Decoding URLencode

Im confusing myself a bit with URL encoding i think but my understanding is if my string was

this is special char Ö

and i URL encode it becomes

this%20is%20special%20char%20%C3%96

so a %20 is a space, and %C3%96 is the Ö,

On the message torch there is the function to decode the URLencoded message, could someone explain how the line c = (hexToInt(aText[i+1])<<4) + hexToInt(aText[i+2]); works? and then why is the bit looking for the 0xC3 not within the if statement for the 2 chars following the %. maybe I’m missing something that gets done when the spark function transfers the string to the core?

int newMessage(String aText)
{
// URL decode
text = "";
int i = 0;
char c;
while (i<(int)aText.length()) {
if (aText[i]=='%') {
if ((int)aText.length()<=i+2) break; // end of text
// get hex
c = (hexToInt(aText[i+1])<<4) + hexToInt(aText[i+2]);
i += 2;
}
// Ä = C3 84
// Ö = C3 96
// Ü = C3 9C
// ä = C3 A4
// ö = C3 B6
// ü = C3 BC
else if (aText[i]==0xC3) {
if ((int)aText.length()<=i+1) break; // end of text
switch (aText[i+1]) {
case 0x84: c = 0x80; break; // Ä
case 0x96: c = 0x81; break; // Ö
case 0x9C: c = 0x82; break; // Ü
case 0xA4: c = 0x83; break; // ä
case 0xB6: c = 0x84; break; // ö
case 0xBC: c = 0x85; break; // ü
default: c = 0x7F; break; // unknown
}
i += 1;
}
else {
c = aText[i];
}
// put to output string
text += String(c);
i++;
}
// initiate display of new text
textPixelOffset = -ledsPerLevel;
textCycleCount = 0;
repeatCount = 0;
return 1;
} 

int hexToInt(char aHex)
{
if (aHex<'0') return 0;
aHex -= '0';
if (aHex>9) aHex -= 7;
if (aHex>15) return 0;
return aHex;
}

Hi @Hootie81

There are two things going on here: first there is URL encoding which makes any special punctuation characters safe to transmit and then there is the 16-bit unicode character for the letters with umlauts or other diacritical marks.

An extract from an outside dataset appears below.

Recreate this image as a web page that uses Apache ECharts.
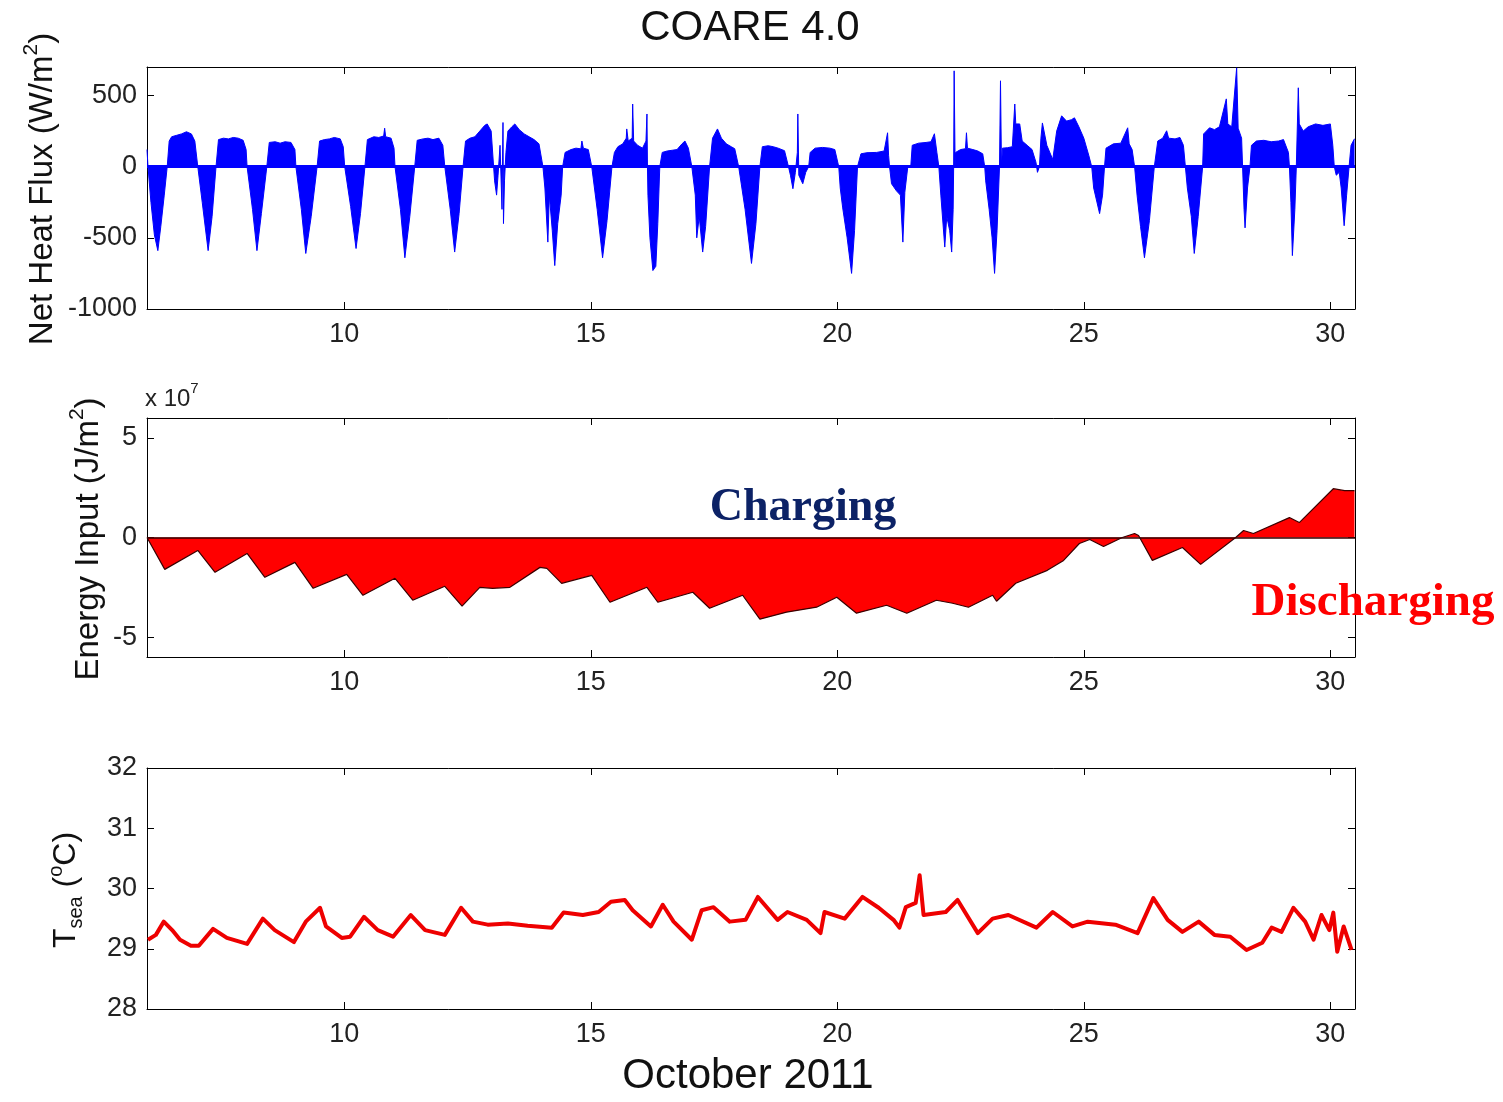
<!DOCTYPE html>
<html>
<head>
<meta charset="utf-8">
<script src="https://cdn.jsdelivr.net/npm/echarts@6/dist/echarts.min.js"></script>
<style>
html,body{margin:0;padding:0;background:#fff;}
#chart{width:1503px;height:1102px;}
</style>
</head>
<body>
<div id="chart"></div>
<script>
// ---------- DATA ----------
// Panel 1: Net heat flux (W/m^2), days of October 2011
const fluxT = [6.00,6.02,6.08,6.15,6.22,6.28,6.35,6.41,6.43,6.45,6.5,6.6,6.7,6.8,6.9,6.97,7.03,
7.05,7.12,7.24,7.32,7.40,7.42,7.45,7.55,7.65,7.75,7.85,7.95,8.01,8.03,
8.05,8.14,8.23,8.32,8.43,8.45,8.48,8.6,8.7,8.8,8.92,9.0,9.02,
9.04,9.13,9.22,9.33,9.45,9.47,9.5,9.6,9.7,9.8,9.92,9.98,10.01,
10.03,10.13,10.24,10.33,10.42,10.44,10.47,10.6,10.7,10.8,10.82,10.84,10.95,11.01,11.03,
11.05,11.14,11.23,11.33,11.43,11.45,11.48,11.6,11.7,11.8,11.92,12.0,12.04,
12.06,12.15,12.24,12.33,12.41,12.43,12.46,12.55,12.65,12.75,12.85,12.9,12.98,13.03,
13.05,13.09,13.12,13.16,13.2,13.22,13.23,13.25,13.28,13.32,
13.4,13.46,13.55,13.65,13.75,13.85,13.95,14.03,
14.07,14.13,14.16,14.22,14.27,14.33,14.4,14.43,
14.45,14.48,14.6,14.7,14.8,14.82,14.85,14.95,15.02,
15.04,15.13,15.24,15.33,15.43,
15.45,15.48,15.55,15.65,15.72,15.73,15.76,15.84,15.85,15.87,15.95,16.05,16.12,16.14,16.15,
16.16,16.2,16.26,16.32,16.36,16.40,
16.42,16.45,16.55,16.65,16.75,16.85,16.91,16.98,17.05,
17.07,17.12,17.15,17.2,17.27,17.33,17.41,
17.43,17.47,17.57,17.65,17.75,17.85,17.92,18.0,
18.04,18.13,18.26,18.35,18.43,
18.45,18.48,18.6,18.7,18.8,18.93,19.01,
19.05,19.1,19.15,19.19,19.2,19.22,19.3,19.36,19.42,
19.45,19.55,19.7,19.85,19.95,20.03,
20.06,20.11,20.2,20.29,20.35,20.41,
20.45,20.48,20.6,20.8,20.95,21.02,21.04,21.06,
21.1,21.2,21.28,21.33,21.37,21.43,
21.49,21.52,21.65,21.8,21.9,21.97,22.02,22.06,
22.1,22.18,22.22,22.28,22.32,22.35,22.36,22.37,22.39,
22.4,22.5,22.6,22.62,22.64,22.75,22.85,22.95,22.99,
23.01,23.08,23.14,23.19,23.24,23.29,23.31,23.33,
23.35,23.45,23.55,23.6,23.62,23.7,23.75,23.85,23.95,24.03,24.06,24.1,
24.13,24.16,24.25,24.37,24.45,24.55,24.65,24.75,24.81,24.9,25.0,25.1,25.16,
25.2,25.32,25.38,25.42,
25.45,25.6,25.75,25.89,25.92,25.98,26.03,
26.08,26.15,26.23,26.33,26.43,
26.47,26.5,26.6,26.68,26.72,26.85,26.95,27.02,27.06,
27.1,27.18,27.24,27.32,27.41,
27.43,27.55,27.65,27.75,27.89,27.92,28.0,28.1,28.13,28.2,28.22,
28.25,28.27,28.32,28.37,
28.4,28.5,28.65,28.8,28.95,29.05,29.15,29.17,
29.2,29.23,29.28,29.31,29.35,29.37,
29.45,29.55,29.7,29.85,30.0,30.05,30.08,
30.12,30.18,30.22,30.28,30.33,30.38,30.42,30.49];
const fluxW = [120,0,-250,-480,-590,-420,-200,0,0,180,210,220,230,245,230,180,0,
0,-250,-590,-350,0,0,190,200,195,205,200,185,120,0,
0,-300,-590,-330,0,0,170,175,165,175,170,120,0,
0,-300,-610,-350,0,0,180,190,195,205,195,140,0,
0,-280,-575,-330,0,0,190,210,205,215,270,210,200,130,0,
0,-300,-640,-350,0,0,185,195,200,190,200,150,0,
0,-300,-600,-330,0,0,180,200,210,250,290,300,250,0,
-100,-200,-60,150,-300,310,-400,-100,100,250,
280,300,260,230,210,190,160,0,
-150,-530,-200,-450,-695,-400,-200,0,
0,100,120,130,125,180,130,120,0,
0,-300,-640,-380,0,
0,100,140,160,200,265,180,200,440,180,150,130,180,370,0,
-200,-500,-730,-700,-400,0,
0,100,110,115,120,160,180,130,0,
0,-200,-500,-350,-600,-420,0,
0,200,265,200,160,140,126,0,
0,-300,-680,-400,0,
0,140,147,140,130,112,0,
-60,-155,-40,100,370,-60,-120,-40,0,
100,130,135,130,120,0,
-150,-290,-500,-750,-450,0,
0,90,98,100,110,238,80,0,
-120,-170,-200,-530,-180,0,
0,150,165,170,175,231,100,0,
-200,-565,-350,-450,-600,-300,0,673,0,
100,120,126,238,130,120,110,90,0,
-100,-300,-500,-750,-450,0,603,0,
130,133,140,440,300,300,180,150,120,30,-40,0,
200,307,150,50,250,357,320,330,343,280,200,80,0,
-150,-330,-200,0,
130,160,165,273,160,120,0,
-200,-420,-640,-380,0,
0,180,200,252,200,195,205,150,0,
-150,-350,-610,-350,0,
230,273,260,280,476,300,280,694,270,200,0,
-300,-430,-150,0,
150,180,185,175,180,190,100,0,
-250,-625,-300,0,554,300,
250,280,300,290,300,150,0,
-60,-40,-150,-415,-200,0,150,196];

// Panel 2: cumulative energy input (units of 1e7 J/m^2)
const energyT = [6.00,6.36,7.03,7.38,8.03,8.39,9.00,9.37,10.05,10.38,11.03,11.39,12.04,12.39,12.75,13.01,13.36,13.97,14.11,14.41,15.02,15.39,16.14,16.36,17.07,17.41,18.08,18.43,18.97,19.58,19.99,20.39,21.00,21.41,22.01,22.34,22.66,23.15,23.23,23.62,24.26,24.59,24.91,25.12,25.40,25.78,26.03,26.11,26.39,27.00,27.37,28.08,28.24,28.44,29.17,29.37,30.06,30.29,30.49];
const energyE7 = [0,-1.6,-0.65,-1.75,-0.8,-2.0,-1.25,-2.55,-1.85,-2.9,-2.05,-3.15,-2.45,-3.45,-2.5,-2.55,-2.5,-1.5,-1.55,-2.3,-1.9,-3.25,-2.5,-3.25,-2.75,-3.55,-2.9,-4.1,-3.75,-3.5,-3.0,-3.8,-3.4,-3.8,-3.15,-3.3,-3.5,-2.9,-3.2,-2.3,-1.65,-1.15,-0.3,-0.1,-0.45,0.0,0.2,0.1,-1.15,-0.5,-1.35,0,0.35,0.2,1.0,0.75,2.45,2.35,2.35];

// Panel 3: sea surface temperature (deg C)
const sstT = [6.02,6.18,6.34,6.51,6.67,6.89,7.05,7.34,7.62,8.03,8.35,8.59,8.98,9.22,9.51,9.63,9.95,10.12,10.40,10.68,10.99,11.35,11.64,12.04,12.37,12.61,12.91,13.32,13.72,14.21,14.45,14.84,15.16,15.41,15.69,15.85,16.22,16.46,16.68,17.05,17.25,17.49,17.82,18.14,18.39,18.79,18.99,19.38,19.66,19.74,20.15,20.51,20.84,21.14,21.26,21.39,21.59,21.67,21.75,22.20,22.44,22.85,23.15,23.47,24.04,24.37,24.77,25.08,25.64,26.09,26.41,26.70,27.00,27.33,27.65,27.97,28.30,28.62,28.81,29.01,29.25,29.49,29.66,29.82,29.98,30.06,30.14,30.27,30.43];
const sstC = [29.15,29.23,29.45,29.31,29.15,29.05,29.05,29.33,29.18,29.08,29.50,29.31,29.11,29.45,29.68,29.37,29.18,29.20,29.53,29.31,29.20,29.56,29.31,29.23,29.68,29.45,29.40,29.42,29.38,29.35,29.60,29.56,29.61,29.78,29.81,29.64,29.37,29.73,29.45,29.15,29.64,29.69,29.45,29.48,29.86,29.48,29.61,29.48,29.26,29.61,29.50,29.86,29.68,29.48,29.35,29.69,29.76,30.22,29.56,29.61,29.81,29.26,29.50,29.56,29.35,29.61,29.37,29.45,29.40,29.26,29.84,29.48,29.28,29.45,29.23,29.20,28.98,29.10,29.35,29.28,29.68,29.45,29.15,29.56,29.31,29.60,28.95,29.37,28.98];

const xTicks = [10, 15, 20, 25, 30];
const fluxTicks = [-1000, -500, 0, 500];
const energyTicks = [-5, 0, 5];
const sstTicks = [28, 29, 30, 31, 32];

// ---------- CHART ----------
const zip = (a, b) => a.map((v, i) => [v, b[i]]);
const FONT = '"Liberation Sans", Arial, sans-serif';
const plain = v => String(v);
const chart = echarts.init(document.getElementById('chart'));

const grids = [
  {left: 147, width: 1208, top: 67, height: 242},
  {left: 147, width: 1208, top: 418, height: 239},
  {left: 147, width: 1208, top: 768, height: 241}
];
const yCfg = [
  {min: -1000, max: 700, ticks: fluxTicks},
  {min: -6, max: 6, ticks: energyTicks},
  {min: 28, max: 32, ticks: sstTicks}
];

const xAxes = [], yAxes = [];
grids.forEach((g, i) => {
  xAxes.push({
    type: 'value', gridIndex: i, min: 6, max: 30.5, position: 'bottom',
    axisLine: {show: true, onZero: false, lineStyle: {color: '#000', width: 1}},
    axisTick: {show: true, inside: true, length: 7, customValues: xTicks, lineStyle: {color: '#000'}},
    axisLabel: {show: true, customValues: xTicks, formatter: plain, color: '#222', fontSize: 27, fontFamily: FONT, margin: 12},
    splitLine: {show: false}
  });
  xAxes.push({
    type: 'value', gridIndex: i, min: 6, max: 30.5, position: 'top',
    axisLine: {show: true, onZero: false, lineStyle: {color: '#000', width: 1}},
    axisTick: {show: true, inside: true, length: 7, customValues: xTicks, lineStyle: {color: '#000'}},
    axisLabel: {show: false},
    splitLine: {show: false}
  });
  const c = yCfg[i];
  yAxes.push({
    type: 'value', gridIndex: i, min: c.min, max: c.max, position: 'left',
    axisLine: {show: true, onZero: false, lineStyle: {color: '#000', width: 1}},
    axisTick: {show: true, inside: true, length: 7, customValues: c.ticks, lineStyle: {color: '#000'}},
    axisLabel: {show: true, customValues: c.ticks, formatter: plain, color: '#222', fontSize: 27, fontFamily: FONT, margin: 10},
    splitLine: {show: false}
  });
  yAxes.push({
    type: 'value', gridIndex: i, min: c.min, max: c.max, position: 'right',
    axisLine: {show: true, onZero: false, lineStyle: {color: '#000', width: 1}},
    axisTick: {show: true, inside: true, length: 7, customValues: c.ticks, lineStyle: {color: '#000'}},
    axisLabel: {show: false},
    splitLine: {show: false}
  });
});

const option = {
  animation: false,
  backgroundColor: '#fff',
  grid: grids,
  xAxis: xAxes,
  yAxis: yAxes,
  series: [
    {
      type: 'line', xAxisIndex: 0, yAxisIndex: 0, data: zip(fluxT, fluxW),
      symbol: 'none', z: 3,
      lineStyle: {color: '#0000ff', width: 1},
      areaStyle: {color: '#0000ff', opacity: 1, origin: 0},
      markLine: {silent: true, symbol: 'none', label: {show: false},
        lineStyle: {color: '#0000ff', width: 3, type: 'solid'}, data: [{yAxis: 0}]}
    },
    {
      type: 'line', xAxisIndex: 2, yAxisIndex: 2, data: zip(energyT, energyE7),
      symbol: 'none', z: 3,
      lineStyle: {color: '#3a0000', width: 1.2},
      areaStyle: {color: '#ff0000', opacity: 1, origin: 0},
      markLine: {silent: true, symbol: 'none', label: {show: false},
        lineStyle: {color: '#300', width: 1.5, type: 'solid'}, data: [{yAxis: 0}]}
    },
    {
      type: 'line', xAxisIndex: 4, yAxisIndex: 4, data: zip(sstT, sstC),
      symbol: 'none', z: 3,
      lineStyle: {color: '#ee0000', width: 4, join: 'round'}
    }
  ],
  graphic: [
    {type: 'text', x: 750, y: 28, style: {text: 'COARE 4.0', font: '42px ' + FONT, fill: '#111', align: 'center', verticalAlign: 'middle'}},
    {type: 'text', x: 748, y: 1076, style: {text: 'October 2011', font: '42px ' + FONT, fill: '#111', align: 'center', verticalAlign: 'middle'}},
    {type: 'text', x: 40, y: 189, rotation: Math.PI / 2, style: {
      text: '{a|Net Heat Flux (W/m}{s|2}{a|)}', align: 'center', verticalAlign: 'middle',
      rich: {a: {fontSize: 33, fontFamily: FONT, fill: '#111', lineHeight: 38, verticalAlign: 'bottom'},
             s: {fontSize: 21, fontFamily: FONT, fill: '#111', lineHeight: 38, verticalAlign: 'top'}}}},
    {type: 'text', x: 86, y: 539, rotation: Math.PI / 2, style: {
      text: '{a|Energy Input (J/m}{s|2}{a|)}', align: 'center', verticalAlign: 'middle',
      rich: {a: {fontSize: 33, fontFamily: FONT, fill: '#111', lineHeight: 38, verticalAlign: 'bottom'},
             s: {fontSize: 21, fontFamily: FONT, fill: '#111', lineHeight: 38, verticalAlign: 'top'}}}},
    {type: 'text', x: 66, y: 890, rotation: Math.PI / 2, style: {
      text: '{a|T}{b|sea}{a| (}{s|o}{a|C)}', align: 'center', verticalAlign: 'middle',
      rich: {a: {fontSize: 32, fontFamily: FONT, fill: '#111', lineHeight: 40},
             b: {fontSize: 20, fontFamily: FONT, fill: '#111', lineHeight: 40, verticalAlign: 'bottom'},
             s: {fontSize: 20, fontFamily: FONT, fill: '#111', lineHeight: 40, verticalAlign: 'top'}}}},
    {type: 'text', x: 145, y: 396, style: {
      text: '{a|x 10}{s|7}', verticalAlign: 'middle',
      rich: {a: {fontSize: 24, fontFamily: FONT, fill: '#222', lineHeight: 30, verticalAlign: 'bottom'},
             s: {fontSize: 15, fontFamily: FONT, fill: '#222', lineHeight: 30, verticalAlign: 'top'}}}},
    {type: 'text', x: 803, y: 508, z: 10, style: {text: 'Charging', font: 'bold 46px "Liberation Serif", "Times New Roman", serif', fill: '#0c2266', align: 'center', verticalAlign: 'middle'}},
    {type: 'text', x: 1373, y: 603, z: 10, style: {text: 'Discharging', font: 'bold 47px "Liberation Serif", "Times New Roman", serif', fill: '#ff0000', align: 'center', verticalAlign: 'middle'}}
  ]
};
chart.setOption(option);
</script>
</body>
</html>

The code above looks for the URL encoding marker for a special character (the % character) and then decodes the next two characters as hex values into one output character. So %20 becomes a space.

But if you look at the code, there is an else if code that does not handle the % special character, it instead assumes that there is a 0xc3 in the encoded string–but there is not.

Im just playing around a bit now and im wondering if the cloud is playing with the string? im sending a url encoded string, and if i print the string that arrives on the core it prints normally?

I tested this by doing a serial print before the decode bit and then again after

edit: further testing, if i send a % character url encoded the ie %25 then the message torch will remove the 2 characters after the %25
string sent %25chris string recieved %chris string decoded ris

So im now going to assume the cloud decodes the string somewhere along the line

Thats part of the reason i was confused @bko because the urlencoded 16bit character would be %C3%96 so if the message was arriving url encoded then you would look after the % for the C3 and after the % again for the 96.

but because of the else if in the code it just looks for the decoded c3 and 96

Im wondering if the original intention was to look for the C3 after the % and then when it didn’t work he moved it outside the if statement and it worked, but now because of the remnants of the code to check after the % some characters are getting missed after a properly encoded % sign.